In comparison, data from the 2025 study showed no significant decline in arthropod diversity in German forests over the past decade. Other research has reported declines in specific insect groups in Germany. But for the most part, these species were undisturbed and faced little adversity despite changing climates and human activity. South Korea’s data was jarring in comparison. Over the course of just over a decade, arthropod diversity declined by roughly 61%. More than half of the region’s native species faced genetic challenges, and scientists were left asking one question: Why?

Snatching eDNA From an Unusual Place

The 2025 study used eDNA metabarcoding of leaf material from each forest. While this provides solid information about terrestrial insects and species that happen to land, it’s not comprehensive. Thousands of insects, including pests like lovebugs, spotted lanternflies, and mosquitoes, rarely spend much time on the ground. The original data painted a concerning picture, but to learn more about South Korea’s declining insect diversity, there had to be a more concise way.
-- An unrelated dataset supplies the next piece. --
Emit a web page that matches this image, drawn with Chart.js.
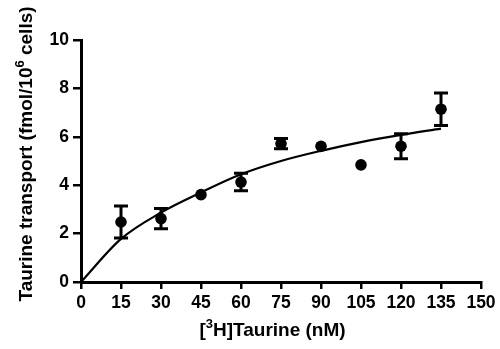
<!DOCTYPE html>
<html>
<head>
<meta charset="utf-8">
<script src="https://cdn.jsdelivr.net/npm/chart.js@4/dist/chart.umd.min.js"></script>
<style>
html,body{margin:0;padding:0;background:#fff;}
#wrap{width:500px;height:349px;position:relative;}
</style>
</head>
<body>
<div id="wrap"><canvas id="c" width="500" height="349"></canvas></div>
<script>
// Measured points (mean ± error)
const concentrations = [15, 30, 45, 60, 75, 90, 105, 120, 135];
const transport      = [2.48, 2.62, 3.61, 4.13, 5.72, 5.61, 4.84, 5.61, 7.14];
const transportErr   = [0.66, 0.42, 0, 0.36, 0.21, 0, 0, 0.52, 0.67];

// Fitted saturation curve
const fitX = [0, 15, 30, 45, 60, 75, 90, 105, 120, 135];
const fitY = [0, 1.78, 2.87, 3.70, 4.45, 5.00, 5.42, 5.78, 6.08, 6.34];

// Axis ticks
const xTicks = [0, 15, 30, 45, 60, 75, 90, 105, 120, 135, 150];
const yTicks = [0, 2, 4, 6, 8, 10];

const FONT = "'Liberation Sans', Arial, sans-serif";

const errorBars = {
  id: 'errorBars',
  afterDatasetsDraw(chart) {
    const xs = chart.scales.x, ys = chart.scales.y, ctx = chart.ctx;
    ctx.save();
    ctx.strokeStyle = '#000';
    ctx.lineWidth = 3;
    concentrations.forEach((c, i) => {
      const e = transportErr[i];
      if (!e) return;
      const px = xs.getPixelForValue(c);
      const top = ys.getPixelForValue(transport[i] + e);
      const bot = ys.getPixelForValue(transport[i] - e);
      ctx.beginPath();
      ctx.moveTo(px, top); ctx.lineTo(px, bot);
      ctx.moveTo(px - 7, top); ctx.lineTo(px + 7, top);
      ctx.moveTo(px - 7, bot); ctx.lineTo(px + 7, bot);
      ctx.stroke();
    });
    ctx.restore();
  }
};

function drawRich(ctx, parts, x, y, align) {
  const big = "bold 19px " + FONT, small = "bold 13px " + FONT;
  let w = 0;
  parts.forEach(p => { ctx.font = p[1] ? small : big; w += ctx.measureText(p[0]).width; });
  let cx = align === 'center' ? x - w / 2 : x;
  parts.forEach(p => {
    ctx.font = p[1] ? small : big;
    ctx.fillText(p[0], cx, p[1] ? y - 8 : y);
    cx += ctx.measureText(p[0]).width;
  });
}

const axisTitles = {
  id: 'axisTitles',
  afterDraw(chart) {
    const ctx = chart.ctx;
    ctx.save();
    ctx.fillStyle = '#000';
    ctx.textBaseline = 'alphabetic';
    ctx.textAlign = 'left';
    drawRich(ctx, [['[', false], ['3', true], ['H]Taurine (nM)', false]], 272.5, 336, 'center');
    ctx.translate(32, 154);
    ctx.rotate(-Math.PI / 2);
    drawRich(ctx, [['Taurine transport (fmol/10', false], ['6', true], [' cells)', false]], 0, 0, 'center');
    ctx.restore();
  }
};

new Chart(document.getElementById('c'), {
  type: 'scatter',
  data: {
    datasets: [
      {
        label: 'fit',
        data: fitX.map((x, i) => ({x, y: fitY[i]})),
        showLine: true,
        borderColor: '#000',
        borderWidth: 2.2,
        pointRadius: 0,
        cubicInterpolationMode: 'monotone',
        fill: false
      },
      {
        label: 'data',
        data: concentrations.map((x, i) => ({x, y: transport[i]})),
        pointRadius: 5.8,
        pointBackgroundColor: '#000',
        pointBorderColor: '#000',
        borderWidth: 0,
        showLine: false
      }
    ]
  },
  options: {
    responsive: false,
    animation: false,
    events: [],
    layout: { padding: { top: 40, right: 19, left: 0, bottom: 0 } },
    plugins: { legend: { display: false }, tooltip: { enabled: false } },
    scales: {
      x: {
        type: 'linear', min: 0, max: 150,
        afterBuildTicks: s => { s.ticks = xTicks.map(v => ({value: v})); },
        afterFit: s => { s.height = 67; },
        grid: { drawOnChartArea: false, color: '#000', tickLength: 7, lineWidth: 2.5 },
        border: { display: true, color: '#000', width: 3 },
        ticks: { color: '#000', font: { family: FONT, size: 17.5, weight: 'bold' }, padding: 4, maxRotation: 0, autoSkip: false }
      },
      y: {
        type: 'linear', min: 0, max: 10,
        afterBuildTicks: s => { s.ticks = yTicks.map(v => ({value: v})); },
        afterFit: s => { s.width = 81; },
        grid: { drawOnChartArea: false, color: '#000', tickLength: 8, lineWidth: 2.5 },
        border: { display: true, color: '#000', width: 3 },
        ticks: { color: '#000', font: { family: FONT, size: 17.5, weight: 'bold' }, padding: 4 }
      }
    }
  },
  plugins: [errorBars, axisTitles]
});
</script>
</body>
</html>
Taking eDNA from the air is a relatively new concept, but it offers a comprehensive perspective. As insects fly overhead, they leave microscopic traces of cells behind. When contained, these cells can be tested. Scientists can then compare the results to other known DNA sequences to identify the insect. Once they’ve made a match, they can also track the species’ aerial routes. In 2026, scientists have been able to do just that with aerial traps and a little ingenuity.

Tracking Airborne Insect Communities from the Air

As South Korea’s forests continue to experience declining insect diversity, these studies have become imperative. Tracking the biodiversity of airborne insects reveals their seasonal habits, reproductive rates, breeding patterns, and the overall health of the species. To do this, the research team used cytochrome c oxidase subunit I (COI) and mitochondrial 16S rRNA.

COI is a mitochondrial genetic marker commonly used to distinguish between similar species. In the case of airborne insects, it helps categorize multiple sets of eDNA that closely resemble one another. Alternatively, 16S rRNA is another mitochondrial DNA marker used to study animals, but it can also provide details about an individual’s health. It can offer clues about mitochondrial diseases, mutations, and body functions. Together, these can paint a picture of the overall health of an ecosystem’s species.

To collect specimens, scientists used aerial traps that were nearly 33 feet long. They caught a wide range of species, including small-bodied insects, endemic species, and agricultural pests. The latter prompted some concern, given the number of agricultural fields throughout South Korea. The others also proved interesting, providing evidence of definitive migration patterns. Scientists noted that these occurred from early May to early July, late July to early September, and late September to late October. In addition to collecting crucial biodiversity data, the research team also gleaned valuable insight into the migration patterns of certain airborne insect species. With this data, scientists can better predict the arrival and departure of certain species, as well as their presence within South Korea’s forests.